December 24, 2003 12:23 IST

Projecting a dip by nearly 50 per cent in sugar exports to 10 lakh tonnes this season (October-September) from 18 lakh tonnes, sugar industry on Wednesday demanded enhancement of incentives given by the government.

"With the appreciation of rupee against the dollar, the government should accordingly increase the extent of incentives towards ocean freight and 'fobbing' cost on a WTO compatible basis," Shanti Lal Jain, director-general, Indian Sugar Mills Association, told PTI in New Delhi.

He said despite heavy losses, sugar industry embarked upon exports in a significant manner, shipping a record four million tonnes in the past three years.

However, with the appreciation of the rupee, exports are no longer feasible and must be given an additional push, he said. At present, the government provides Rs 350 a tonne, ocean freight and Rs 500 per tonne, fobbing cost to the exporting mills -- which should be hiked, Jain said.

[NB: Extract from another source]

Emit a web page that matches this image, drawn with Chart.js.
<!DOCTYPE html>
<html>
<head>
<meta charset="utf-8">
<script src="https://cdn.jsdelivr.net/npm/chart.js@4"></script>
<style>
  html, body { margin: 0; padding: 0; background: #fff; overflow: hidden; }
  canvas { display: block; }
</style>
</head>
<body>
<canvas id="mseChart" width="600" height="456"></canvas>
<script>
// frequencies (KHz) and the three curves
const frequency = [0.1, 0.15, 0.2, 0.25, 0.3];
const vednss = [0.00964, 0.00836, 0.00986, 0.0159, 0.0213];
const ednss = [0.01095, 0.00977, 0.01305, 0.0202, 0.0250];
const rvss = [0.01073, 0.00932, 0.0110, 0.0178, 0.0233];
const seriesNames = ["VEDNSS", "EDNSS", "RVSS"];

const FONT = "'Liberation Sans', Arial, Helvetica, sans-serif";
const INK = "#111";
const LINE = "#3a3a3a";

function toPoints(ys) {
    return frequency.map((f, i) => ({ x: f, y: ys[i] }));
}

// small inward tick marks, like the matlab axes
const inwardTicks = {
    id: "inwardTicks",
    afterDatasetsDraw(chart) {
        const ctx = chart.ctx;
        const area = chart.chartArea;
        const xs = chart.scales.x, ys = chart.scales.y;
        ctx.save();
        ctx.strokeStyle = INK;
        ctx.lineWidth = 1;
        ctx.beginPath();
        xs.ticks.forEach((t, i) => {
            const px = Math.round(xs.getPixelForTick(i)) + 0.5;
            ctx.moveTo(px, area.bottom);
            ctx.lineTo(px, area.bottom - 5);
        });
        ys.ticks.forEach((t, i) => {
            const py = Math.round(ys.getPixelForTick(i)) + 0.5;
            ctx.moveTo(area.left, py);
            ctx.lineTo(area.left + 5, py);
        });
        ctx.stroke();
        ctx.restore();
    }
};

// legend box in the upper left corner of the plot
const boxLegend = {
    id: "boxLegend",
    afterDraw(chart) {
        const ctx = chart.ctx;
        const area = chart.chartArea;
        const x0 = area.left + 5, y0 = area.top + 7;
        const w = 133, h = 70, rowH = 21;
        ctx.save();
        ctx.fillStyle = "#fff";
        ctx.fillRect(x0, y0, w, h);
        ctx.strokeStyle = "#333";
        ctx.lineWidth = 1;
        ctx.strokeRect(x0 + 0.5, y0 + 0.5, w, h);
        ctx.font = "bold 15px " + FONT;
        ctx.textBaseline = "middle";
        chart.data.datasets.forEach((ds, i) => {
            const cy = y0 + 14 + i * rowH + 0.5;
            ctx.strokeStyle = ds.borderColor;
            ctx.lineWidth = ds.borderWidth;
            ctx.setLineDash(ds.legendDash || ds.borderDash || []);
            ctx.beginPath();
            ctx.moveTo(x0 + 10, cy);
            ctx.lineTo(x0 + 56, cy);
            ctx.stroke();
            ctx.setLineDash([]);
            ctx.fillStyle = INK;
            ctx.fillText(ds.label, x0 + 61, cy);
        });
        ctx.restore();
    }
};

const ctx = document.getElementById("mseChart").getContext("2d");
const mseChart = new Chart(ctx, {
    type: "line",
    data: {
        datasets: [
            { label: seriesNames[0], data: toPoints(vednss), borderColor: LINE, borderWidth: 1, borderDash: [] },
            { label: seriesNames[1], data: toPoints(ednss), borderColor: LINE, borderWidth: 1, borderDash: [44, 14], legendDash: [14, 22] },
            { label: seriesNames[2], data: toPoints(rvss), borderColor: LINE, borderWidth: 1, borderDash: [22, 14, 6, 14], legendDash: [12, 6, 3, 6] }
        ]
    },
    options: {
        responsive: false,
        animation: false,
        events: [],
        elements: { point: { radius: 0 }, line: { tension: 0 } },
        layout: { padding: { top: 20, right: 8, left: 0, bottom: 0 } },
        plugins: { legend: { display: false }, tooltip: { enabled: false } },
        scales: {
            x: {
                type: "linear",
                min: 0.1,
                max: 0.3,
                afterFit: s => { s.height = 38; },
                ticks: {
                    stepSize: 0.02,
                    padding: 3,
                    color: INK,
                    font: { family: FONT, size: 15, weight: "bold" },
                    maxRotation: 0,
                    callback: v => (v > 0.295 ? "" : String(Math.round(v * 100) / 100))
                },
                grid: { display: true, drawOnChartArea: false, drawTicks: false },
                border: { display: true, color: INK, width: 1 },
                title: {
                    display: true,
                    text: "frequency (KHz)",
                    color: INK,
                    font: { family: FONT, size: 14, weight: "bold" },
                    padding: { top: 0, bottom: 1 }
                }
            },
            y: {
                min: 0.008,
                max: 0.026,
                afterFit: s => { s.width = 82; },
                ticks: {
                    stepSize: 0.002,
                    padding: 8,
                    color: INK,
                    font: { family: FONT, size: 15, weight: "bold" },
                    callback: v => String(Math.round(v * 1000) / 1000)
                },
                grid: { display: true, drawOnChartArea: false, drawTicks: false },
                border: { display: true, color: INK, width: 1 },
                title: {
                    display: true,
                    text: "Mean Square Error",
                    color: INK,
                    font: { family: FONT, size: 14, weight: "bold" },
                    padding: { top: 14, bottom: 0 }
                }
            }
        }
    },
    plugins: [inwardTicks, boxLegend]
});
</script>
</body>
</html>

He said though there is a huge market waiting to be tapped, including that in China, mills are price-uncompetitive. Exports therefore may fall to a mere 10 lakh tonnes from 17.67 lakh tonnes last season.

He said exports last year increased to nearly 18 lakh tonnes from 10.53 lakh tonnes in 2001-02 primarily because Maharashtra mills exported an additional seven lakh tonnes on account of a Rs 1,000 a tonne incentive given by the state government.

Jain said at present the Maharashtra mills are not active in the international market as the domestic prices are higher than the global rates. Unlike mills in south India or elsewhere which undertake a cost-benefit analysis and account for interest and storage costs, those in Maharashtra initiate exports only if the rates in global market are more attractive than in the domestic market.

He said ex-mill export prices in India at present are around Rs 11,000 a tonne against Rs 12,000 a tonne being fetched in the domestic market. Maharashtra mills were active in world market when domestic rates had dipped to Rs 10,000 per tonne.

At present only around Rs 9,500 a tonne is being fetched in the international market.

The adverse export scenario is already visible, he said, adding shipments in the October-December quarter have fallen to three lakh tonnes against 3.65 lakh tonnes in the same quarter last year.

"It is not that there is lack of demand, prices are not attractive," he said and pointed out that with suitable incentives from the government, 35-40 lakh tonnes can be exported every year to China alone.

He suggested that sugar released for export should be made free of any adjustment against domestic releases and exporting units be given the benefit of additional releases in domestic market equal to the quantities exported by them.

This would be a very significant relief to the exporting units at the cost of those who do not participate in exports, thus inducing much larger participation of sugar mills in the export effort, he added.